## STATED PROBLEM
Extract only the first line of the listing and every line after it up to and including the one with "const yTicks = [0, 10, 20, 30, 40, 50, 60];". Omit the pictures.

## DATA PROVIDED
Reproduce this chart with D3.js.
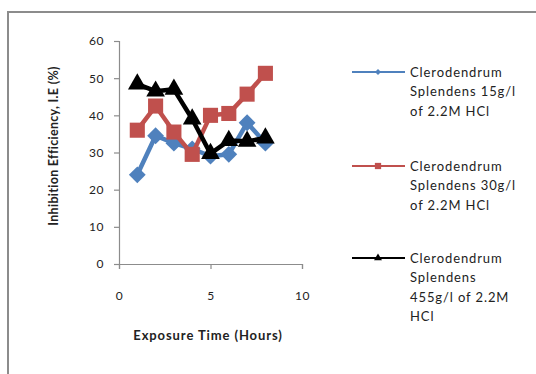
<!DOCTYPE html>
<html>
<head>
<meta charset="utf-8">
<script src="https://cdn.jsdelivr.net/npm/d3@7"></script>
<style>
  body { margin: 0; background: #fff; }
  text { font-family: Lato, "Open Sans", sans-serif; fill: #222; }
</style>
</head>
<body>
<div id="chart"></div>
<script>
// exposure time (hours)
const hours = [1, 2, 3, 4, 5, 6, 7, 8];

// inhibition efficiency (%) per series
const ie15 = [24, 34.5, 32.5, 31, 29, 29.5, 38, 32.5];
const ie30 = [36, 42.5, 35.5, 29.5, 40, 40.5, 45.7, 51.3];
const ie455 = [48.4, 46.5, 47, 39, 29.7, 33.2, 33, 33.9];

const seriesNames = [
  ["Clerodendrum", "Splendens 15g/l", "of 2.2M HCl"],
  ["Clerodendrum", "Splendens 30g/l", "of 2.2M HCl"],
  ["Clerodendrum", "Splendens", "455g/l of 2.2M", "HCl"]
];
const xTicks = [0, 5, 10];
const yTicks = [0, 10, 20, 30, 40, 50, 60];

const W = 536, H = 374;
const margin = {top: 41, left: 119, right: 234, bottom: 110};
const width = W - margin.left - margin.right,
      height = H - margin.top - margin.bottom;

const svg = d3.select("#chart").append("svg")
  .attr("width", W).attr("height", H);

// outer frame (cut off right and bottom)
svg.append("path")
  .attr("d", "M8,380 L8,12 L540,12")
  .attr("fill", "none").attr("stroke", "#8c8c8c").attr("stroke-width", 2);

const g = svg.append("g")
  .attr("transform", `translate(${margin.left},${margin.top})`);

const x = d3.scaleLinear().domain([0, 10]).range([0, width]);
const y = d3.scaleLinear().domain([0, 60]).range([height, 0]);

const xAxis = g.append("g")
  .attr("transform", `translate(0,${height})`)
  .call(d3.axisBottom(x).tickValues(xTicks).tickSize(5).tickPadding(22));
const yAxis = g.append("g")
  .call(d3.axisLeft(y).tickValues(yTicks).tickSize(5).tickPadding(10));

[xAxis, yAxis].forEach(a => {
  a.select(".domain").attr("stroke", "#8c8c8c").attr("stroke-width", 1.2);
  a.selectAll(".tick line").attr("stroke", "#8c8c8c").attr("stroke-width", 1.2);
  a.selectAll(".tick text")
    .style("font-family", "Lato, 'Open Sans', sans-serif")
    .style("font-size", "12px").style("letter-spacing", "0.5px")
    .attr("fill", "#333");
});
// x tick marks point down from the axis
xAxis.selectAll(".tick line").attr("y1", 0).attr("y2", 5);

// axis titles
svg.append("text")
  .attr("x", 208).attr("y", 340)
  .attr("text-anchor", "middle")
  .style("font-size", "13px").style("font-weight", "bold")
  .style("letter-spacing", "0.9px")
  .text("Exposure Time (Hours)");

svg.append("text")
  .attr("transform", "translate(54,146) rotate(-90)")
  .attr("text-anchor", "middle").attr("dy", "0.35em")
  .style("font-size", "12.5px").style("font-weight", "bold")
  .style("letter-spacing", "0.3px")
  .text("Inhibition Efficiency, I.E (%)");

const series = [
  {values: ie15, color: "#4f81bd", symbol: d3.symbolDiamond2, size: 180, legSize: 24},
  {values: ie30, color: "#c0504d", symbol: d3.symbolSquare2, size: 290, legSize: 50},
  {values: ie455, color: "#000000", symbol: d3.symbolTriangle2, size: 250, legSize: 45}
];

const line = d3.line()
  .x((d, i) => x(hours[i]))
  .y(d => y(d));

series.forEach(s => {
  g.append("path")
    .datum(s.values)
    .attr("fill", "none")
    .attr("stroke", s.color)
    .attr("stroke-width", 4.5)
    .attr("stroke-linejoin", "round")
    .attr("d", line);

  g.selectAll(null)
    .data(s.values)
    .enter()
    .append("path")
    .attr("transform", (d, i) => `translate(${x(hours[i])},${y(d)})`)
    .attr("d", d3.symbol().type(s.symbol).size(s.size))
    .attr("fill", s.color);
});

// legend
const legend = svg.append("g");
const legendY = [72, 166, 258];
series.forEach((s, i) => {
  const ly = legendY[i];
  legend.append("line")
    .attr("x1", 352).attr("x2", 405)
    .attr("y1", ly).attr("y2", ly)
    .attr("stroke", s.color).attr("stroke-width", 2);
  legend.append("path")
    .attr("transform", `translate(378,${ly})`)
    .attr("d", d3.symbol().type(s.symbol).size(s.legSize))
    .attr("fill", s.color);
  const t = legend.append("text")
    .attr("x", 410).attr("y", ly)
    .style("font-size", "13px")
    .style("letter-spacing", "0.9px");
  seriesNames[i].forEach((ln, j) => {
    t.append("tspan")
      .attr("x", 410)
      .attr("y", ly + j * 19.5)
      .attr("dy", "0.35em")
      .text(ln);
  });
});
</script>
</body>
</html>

## FULL OUTPUT
Reproduce this chart with D3.js.
<!DOCTYPE html>
<html>
<head>
<meta charset="utf-8">
<script src="https://cdn.jsdelivr.net/npm/d3@7"></script>
<style>
  body { margin: 0; background: #fff; }
  text { font-family: Lato, "Open Sans", sans-serif; fill: #222; }
</style>
</head>
<body>
<div id="chart"></div>
<script>
// exposure time (hours)
const hours = [1, 2, 3, 4, 5, 6, 7, 8];

// inhibition efficiency (%) per series
const ie15 = [24, 34.5, 32.5, 31, 29, 29.5, 38, 32.5];
const ie30 = [36, 42.5, 35.5, 29.5, 40, 40.5, 45.7, 51.3];
const ie455 = [48.4, 46.5, 47, 39, 29.7, 33.2, 33, 33.9];

const seriesNames = [
  ["Clerodendrum", "Splendens 15g/l", "of 2.2M HCl"],
  ["Clerodendrum", "Splendens 30g/l", "of 2.2M HCl"],
  ["Clerodendrum", "Splendens", "455g/l of 2.2M", "HCl"]
];
const xTicks = [0, 5, 10];
const yTicks = [0, 10, 20, 30, 40, 50, 60];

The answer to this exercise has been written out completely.